• _Challenge_
Could the lines from the start of the data through the line with "const yTicks = [0.5, 1.0];" be set down exactly, with no pictures among them?

[Figure scripts]
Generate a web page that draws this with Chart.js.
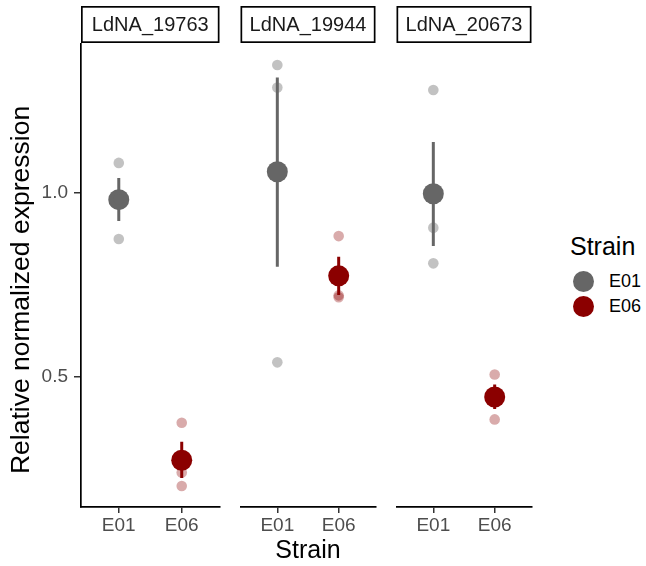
<!DOCTYPE html>
<html>
<head>
<meta charset="utf-8">
<script src="https://cdn.jsdelivr.net/npm/chart.js@4.4.1/dist/chart.umd.min.js"></script>
<style>
  body { margin: 0; background: #fff; }
  #wrap { position: relative; width: 646px; height: 566px; font-family: 'Liberation Sans', Arial, sans-serif; }
  canvas { position: absolute; top: 0; }
  .leg-title { position: absolute; left: 570px; top: 234px; font-size: 25px; line-height: 25px; color: #000; }
  .leg-item { position: absolute; left: 573px; height: 22px; display: flex; align-items: center; font-size: 18px; color: #000; }
  .leg-dot { width: 21px; height: 21px; border-radius: 50%; margin-right: 15px; }
</style>
</head>
<body>
<div id="wrap">
  <canvas id="p0" width="230" height="566" style="left:0"></canvas>
  <canvas id="p1" width="156" height="566" style="left:230px"></canvas>
  <canvas id="p2" width="156" height="566" style="left:386px"></canvas>
  <div class="leg-title">Strain</div>
  <div class="leg-item" style="top:270px"><span class="leg-dot" style="background:#666666"></span>E01</div>
  <div class="leg-item" style="top:295px"><span class="leg-dot" style="background:#8b0000"></span>E06</div>
</div>
<script>
// facets and x categories
const genes = ['LdNA_19763', 'LdNA_19944', 'LdNA_20673'];
const strains = ['E01', 'E06'];
const yTicks = [0.5, 1.0];

// replicate values per gene
const e01Reps = [[1.082, 0.983, 0.875], [1.348, 1.287, 0.540], [1.280, 0.906, 0.809]];
const e06Reps = [[0.376, 0.241, 0.204], [0.883, 0.722, 0.717], [0.507, 0.446, 0.385]];

// means and error bar ends
const e01Mean = [0.982, 1.058, 0.998];
const e06Mean = [0.274, 0.775, 0.446];
const e01Lo = [0.924, 0.800, 0.856];
const e01Hi = [1.041, 1.314, 1.139];
const e06Lo = [0.226, 0.723, 0.413];
const e06Hi = [0.324, 0.827, 0.480];

const font = "'Liberation Sans', Arial, sans-serif";
const colors = {
    e01: '#666666',
    e06: '#8b0000',
    e01Rep: 'rgba(102,102,102,0.4)',
    e06Rep: 'rgba(139,0,0,0.33)'
};

// strip label box above each panel (+ y title on the first one)
const stripPlugin = {
    id: 'strip',
    afterDraw(chart, args, opts) {
        const { ctx, chartArea } = chart;
        ctx.save();
        ctx.lineWidth = 1.7;
        ctx.strokeStyle = '#000';
        ctx.strokeRect(chartArea.left + 0.85, 6.85, chartArea.right - chartArea.left - 1.7, 35.3);
        ctx.fillStyle = '#1a1a1a';
        ctx.font = '20px ' + font;
        ctx.textAlign = 'center';
        ctx.textBaseline = 'middle';
        ctx.fillText(opts.text, (chartArea.left + chartArea.right) / 2, 25.5);
        if (opts.yTitle) {
            ctx.translate(22, 290);
            ctx.rotate(-Math.PI / 2);
            ctx.fillStyle = '#000';
            ctx.font = '26.5px ' + font;
            ctx.fillText(opts.yTitle, 0, 0);
        }
        ctx.restore();
    }
};

function pts(x, vals) {
    return vals.map(v => ({ x: x, y: v }));
}

function makePanel(id, i, pad) {
    const first = i === 0;
    const middle = i === 1;
    return new Chart(document.getElementById(id), {
        type: 'scatter',
        data: {
            datasets: [
                { data: pts(1, e01Reps[i]), backgroundColor: colors.e01Rep, pointRadius: 5.3, borderWidth: 0, order: 0 },
                { data: pts(2, e06Reps[i]), backgroundColor: colors.e06Rep, pointRadius: 5.3, borderWidth: 0, order: 0 },
                { data: [{ x: 1, y: e01Mean[i] }], backgroundColor: colors.e01, pointRadius: 10.5, borderWidth: 0, order: 1 },
                { data: [{ x: 2, y: e06Mean[i] }], backgroundColor: colors.e06, pointRadius: 10.5, borderWidth: 0, order: 1 },
                { data: pts(1, [e01Lo[i], e01Hi[i]]), showLine: true, borderColor: colors.e01, borderWidth: 3, pointRadius: 0, order: 2 },
                { data: pts(2, [e06Lo[i], e06Hi[i]]), showLine: true, borderColor: colors.e06, borderWidth: 3, pointRadius: 0, order: 2 }
            ]
        },
        options: {
            responsive: false,
            animation: false,
            events: [],
            layout: { padding: { top: 44, bottom: 0, left: pad[0], right: pad[1] } },
            plugins: {
                legend: { display: false },
                tooltip: { enabled: false },
                strip: { text: genes[i], yTitle: first ? 'Relative normalized expression' : null }
            },
            scales: {
                x: {
                    type: 'linear',
                    min: 0.4,
                    max: 2.6,
                    afterBuildTicks: s => { s.ticks = strains.map((_, k) => ({ value: k + 1 })); },
                    afterFit: s => { s.height = 59; },
                    ticks: {
                        callback: v => strains[Math.round(v) - 1],
                        color: '#4d4d4d',
                        font: { size: 19, family: font },
                        padding: 1,
                        maxRotation: 0
                    },
                    grid: { drawOnChartArea: false, drawTicks: true, tickLength: 6, color: '#333', lineWidth: 1.5 },
                    border: { display: true, color: '#000', width: 1.7 },
                    title: {
                        display: middle,
                        text: 'Strain',
                        color: '#000',
                        font: { size: 25, family: font },
                        padding: { top: 0, bottom: 0 }
                    }
                },
                y: {
                    display: first,
                    min: 0.147,
                    max: 1.405,
                    afterBuildTicks: s => { s.ticks = yTicks.map(v => ({ value: v })); },
                    afterFit: s => { s.width = first ? 81 : 0; },
                    ticks: {
                        callback: v => v.toFixed(1),
                        color: '#4d4d4d',
                        font: { size: 19, family: font },
                        padding: 6
                    },
                    grid: { drawOnChartArea: false, drawTicks: true, tickLength: 7, color: '#333', lineWidth: 1.5 },
                    border: { display: true, color: '#000', width: 1.7 }
                }
            }
        },
        plugins: [stripPlugin]
    });
}

makePanel('p0', 0, [0, 7]);
makePanel('p1', 1, [7, 7]);
makePanel('p2', 2, [6, 7]);
</script>
</body>
</html>
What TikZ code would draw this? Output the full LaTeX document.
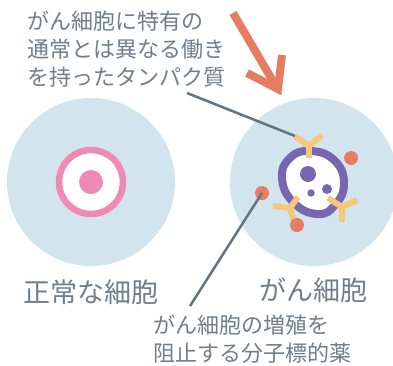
\documentclass[tikz,border=0pt]{standalone}
\usepackage{fontspec}
\setmainfont{Noto Sans CJK JP}

\definecolor{cellblue}{RGB}{210,228,238}
\definecolor{ringpink}{RGB}{240,138,180}
\definecolor{cellpurple}{RGB}{120,102,176}
\definecolor{protyellow}{RGB}{244,200,120}
\definecolor{drugred}{RGB}{229,125,98}
\definecolor{leadgray}{RGB}{100,115,128}
\definecolor{textgray}{RGB}{112,126,138}

\begin{document}
\begin{tikzpicture}[x=1pt,y=-1pt,
  cell/.style={circle,fill=cellblue,minimum size=168pt,inner sep=0pt},
  drug/.style={circle,fill=drugred,minimum size=14pt,inner sep=0pt},
  receptor/.style={draw=protyellow,line width=6pt,line join=round},
  leader/.style={draw=leadgray,line width=2.5pt},
  caption/.style={text=textgray,font=\fontsize{22}{28}\selectfont,align=left,inner sep=0pt},
  celllabel/.style={text=textgray,font=\fontsize{27}{30}\selectfont,inner sep=0pt}]
  \useasboundingbox (0,0) rectangle (393,365);

  \node[cell] (normal) at (91,182) {};
  \node[cell] (cancer) at (314,182) {};

  % normal cell
  \draw[draw=ringpink,line width=6.5pt,fill=white] (normal.center) circle (32);
  \fill[ringpink] (normal.center) circle (12);

  % cancer cell
  \draw[draw=cellpurple,line width=8pt,fill=white] plot[smooth cycle,tension=0.8] coordinates
    {(310,151) (334,160) (344,183) (335,205) (317,214) (293,202) (282,178) (290,158)};
  \fill[cellpurple] (308,174) circle (8);
  \fill[cellpurple] (311,193) circle (3.7);
  \fill[cellpurple] (327,189) circle (5);

  % proteins on the membrane
  \coordinate (ytop) at (295,136);
  \draw[receptor] (ytop) -- (309,146) -- (322,135);
  \draw[receptor] (309,146) -- (309,158);
  \draw[receptor] (273,206) -- (290,208) -- (298,197);
  \draw[receptor] (290,208) -- (294,221);
  \draw[receptor] (328,198) -- (342,207) -- (357,200);
  \draw[receptor] (342,207) -- (342,222);

  \node[drug] (drugA) at (262,193) {};
  \node[drug] (drugB) at (297,225) {};
  \node[drug] (drugC) at (351,158) {};

  \node[celllabel] (normallabel) at (91,292) {正常な細胞};
  \node[celllabel] (cancerlabel) at (313,290) {がん細胞};

  \node[caption,anchor=west] (protein) at (27,49)
    {がん細胞に特有の\\通常とは異なる働き\\を持ったタンパク質};
  \node[caption,anchor=west] (medicine) at (153,339)
    {がん細胞の増殖を\\阻止する分子標的薬};

  \coordinate (proteinfoot) at (187,93);
  \coordinate (medicinehead) at (190,306);
  \draw[leader] (proteinfoot) -- (ytop);
  \draw[leader] (medicinehead) -- (drugA.center);

  % arrow pointing at the cancer cell
  \draw[draw=drugred,line width=8pt] (233,13) -- (277,88);
  \draw[draw=drugred,line width=8pt,miter limit=4] (247,73) -- (278,89) -- (282,55);
\end{tikzpicture}
\end{document}
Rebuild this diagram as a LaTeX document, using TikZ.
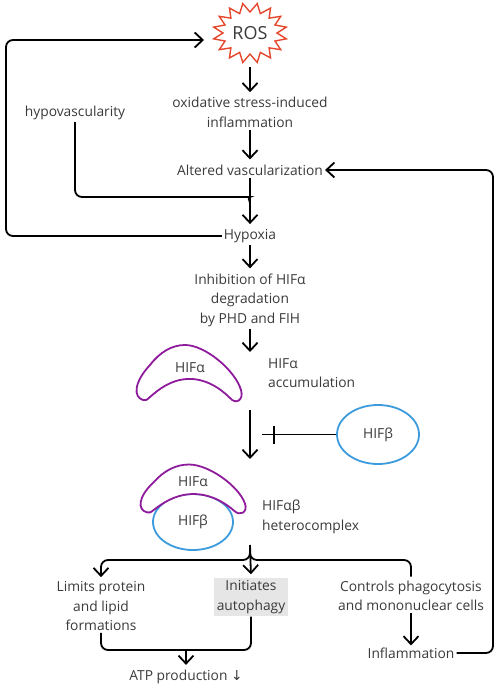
\documentclass[tikz,border=0pt]{standalone}
\usepackage{fontspec}
\setmainfont{Open Sans}
\newfontfamily\djv{DejaVu Sans}
\usetikzlibrary{arrows.meta,shapes.geometric,calc}
\definecolor{txtc}{HTML}{3A3A3A}
\definecolor{rosred}{HTML}{E5472D}
\definecolor{purp}{HTML}{8E1B9B}
\definecolor{blu}{HTML}{3C9BDC}
\definecolor{grayf}{HTML}{E6E6E6}
\tikzset{
  txt/.style={font=\fontsize{13.8}{19.5}\selectfont, text=txtc, align=center, inner sep=2pt},
  conn/.style={line width=1.8pt, draw=black, rounded corners=7pt},
  arr/.style={conn, -{Straight Barb[length=8pt,width=15pt]}},
  crescent/.pic={
    \draw[purp, line width=1.8pt, fill=white]
      (-45,28) .. controls (-55,25) and (-54,10) .. (-38,-7)
      .. controls (-28,-20) and (-16,-27) .. (-3,-27)
      .. controls (17,-27) and (47,-2) .. (53,18)
      .. controls (56,28) and (48,33) .. (42,26)
      .. controls (32,16) and (17,6) .. (-1,7)
      .. controls (-18,8) and (-30,18) .. (-38,25)
      .. controls (-41,28) and (-43,29) .. (-45,28) -- cycle;
  },
  blob/.style={ellipse, draw=blu, line width=1.8pt, fill=white},
}
\begin{document}
\begin{tikzpicture}[x=1pt,y=-1pt]
\useasboundingbox (0,0) rectangle (498,688);
% ROS
\node[txt, font=\fontsize{18}{20}\selectfont, ellipse, minimum width=74pt, minimum height=60pt, inner sep=0pt] (ros) at (250,33) {ROS};
\draw[rosred, line width=1.4pt, line join=miter, shift={(ros.center)}]
  plot[samples at={0,...,31}, variable=\k]
  ({(mod(\k,2)==0 ? 37 : 27)*cos(\k*360/32+11.25)}, {(mod(\k,2)==0 ? 30 : 21)*sin(\k*360/32+11.25)}) -- cycle;
% text nodes
\node[txt] (ox) at (250,112.5) {oxidative stress-induced\\inflammation};
\node[txt] (alt) at (250,170) {Altered vascularization};
\node[txt] (hypov) at (75,113) {hypovascularity};
\node[txt] (hyp) at (250,236) {Hypoxia};
\node[txt] (inh) at (250,300) {Inhibition of HIFα\\degradation\\by PHD and FIH};
\node[txt, align=left, anchor=west] (acc) at (266,373) {HIFα\\accumulation};
% single HIF alpha
\pic at (188,372) {crescent};
\node[txt] (ha1) at (190,368) {HIFα};
% HIF beta
\node[blob, txt, minimum width=82pt, minimum height=59pt] (hifb) at (378,434.5) {HIFβ};
% complex
\node[blob, minimum width=80pt, minimum height=56pt] (cb) at (193,522) {};
\pic[yscale=0.87] at (192,488) {crescent};
\node[txt] (ha2) at (193,482) {HIFα};
\node[txt] (hb2) at (193,522) {HIFβ};
\node[txt, align=left, anchor=west] (het) at (260,517) {HIFαβ\\heterocomplex};
% lower
\node[txt] (lim) at (101,606) {Limits protein\\and lipid\\formations};
\node[txt, fill=grayf, inner sep=3pt] (aut) at (251,597) {Initiates\\autophagy};
\node[txt] (ctl) at (411,596) {Controls phagocytosis\\and mononuclear cells};
\node[txt] (infl) at (411,653) {Inflammation};
\node[txt] (atp) at (186,677) {ATP production {\djv ↓}};
% coordinates
\coordinate (rosin) at (204,40);
\coordinate (lx) at (6,0);
\coordinate (rx) at (493,0);
\coordinate (jn) at (250,197);
\coordinate (a1) at (250,352);
\coordinate (c1) at (250,410);
\coordinate (c2) at (250,459);
\coordinate (ib) at (262,434.5);
\coordinate (cd1) at (250,545);
\coordinate (fk) at (250,560);
\coordinate (m) at (186,650);
% connectors
\draw[arr, shorten <=4pt, shorten >=3pt] (ros.south) -- (ox.north);
\draw[arr, shorten >=3pt] (ox.south) -- (alt.north);
\draw[arr, shorten >=3pt] (alt.south) -- (hyp.north);
\draw[conn] (hypov.south) |- ($(jn)+(-7,0)$) to[out=0,in=90] ($(jn)+(0,7)$);
\draw[arr] (hyp.west) -- (lx |- hyp.west) |- (rosin);
\draw[arr] (infl.east) -- (rx |- infl.east) |- (alt.east);
\draw[arr, shorten >=3pt] (hyp.south) -- (inh.north);
\draw[arr] (inh.south) -- (a1);
\draw[arr] (c1) -- (c2);
\draw[conn] (hifb.west) -- (ib);
\draw[conn] ($(ib)+(12,-9)$) -- ($(ib)+(12,9)$);
\draw[arr, shorten >=2pt] (cd1) -- (fk) -| (lim.north);
\draw[arr, shorten >=3pt] (cd1) -- (aut.north);
\draw[conn, shorten >=2pt] (cd1) -- (fk) -| (ctl.north);
\draw[conn] (lim.south) |- (m);
\draw[conn] (aut.south) |- (m);
\draw[arr, shorten >=3pt] (m) -- (atp.north);
\draw[arr] (ctl.south) -- (infl.north);
\end{tikzpicture}
\end{document}
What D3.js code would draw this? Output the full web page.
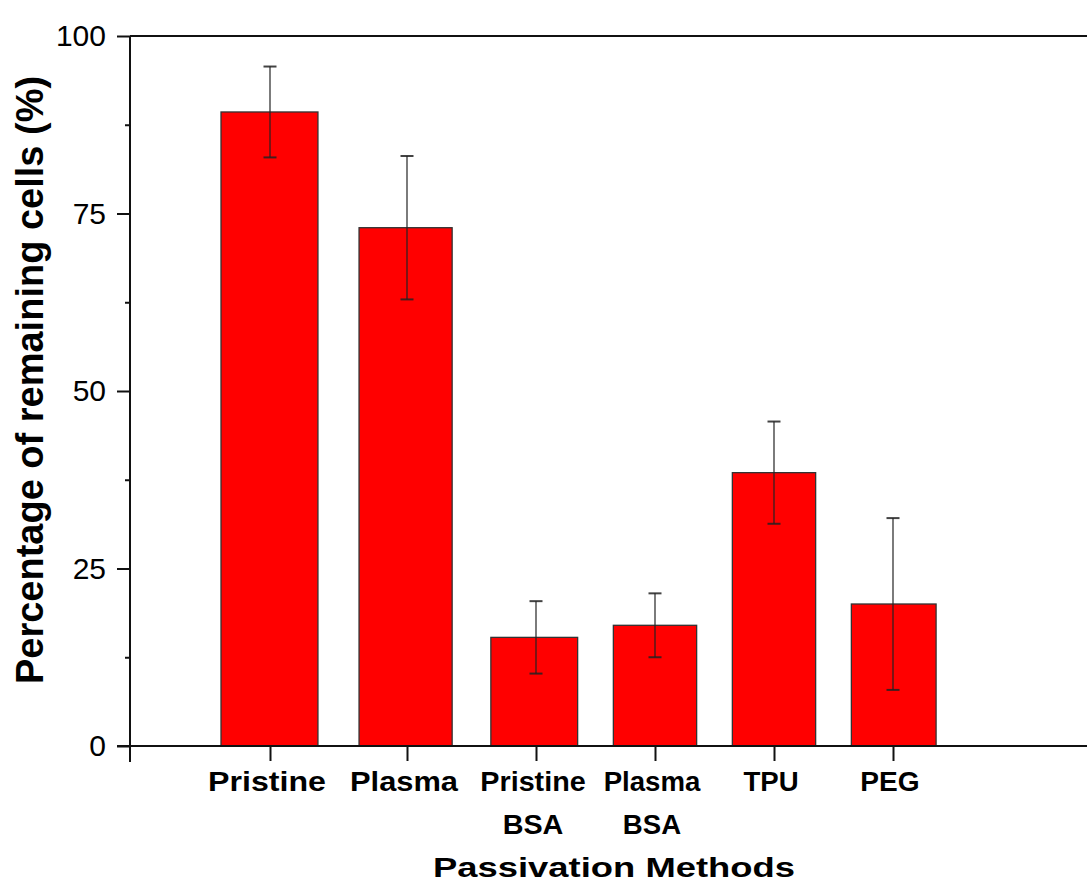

• _Expected answer_
Generate a web page that draws this with Chart.js.
<!DOCTYPE html>
<html>
<head>
<meta charset="utf-8">
<script src="https://cdn.jsdelivr.net/npm/chart.js@4.4.1/dist/chart.umd.min.js"></script>
<style>
  body { margin: 0; background: #fff; }
  #wrap { position: relative; width: 646px; height: 566px; font-family: 'Liberation Sans', Arial, sans-serif; }
  canvas { position: absolute; top: 0; }
  .leg-title { position: absolute; left: 570px; top: 234px; font-size: 25px; line-height: 25px; color: #000; }
  .leg-item { position: absolute; left: 573px; height: 22px; display: flex; align-items: center; font-size: 18px; color: #000; }
  .leg-dot { width: 21px; height: 21px; border-radius: 50%; margin-right: 15px; }
</style>
</head>
<body>
<div id="wrap">
  <canvas id="p0" width="230" height="566" style="left:0"></canvas>
  <canvas id="p1" width="156" height="566" style="left:230px"></canvas>
  <canvas id="p2" width="156" height="566" style="left:386px"></canvas>
  <div class="leg-title">Strain</div>
  <div class="leg-item" style="top:270px"><span class="leg-dot" style="background:#666666"></span>E01</div>
  <div class="leg-item" style="top:295px"><span class="leg-dot" style="background:#8b0000"></span>E06</div>
</div>
<script>
// facets and x categories
const genes = ['LdNA_19763', 'LdNA_19944', 'LdNA_20673'];
const strains = ['E01', 'E06'];
const yTicks = [0.5, 1.0];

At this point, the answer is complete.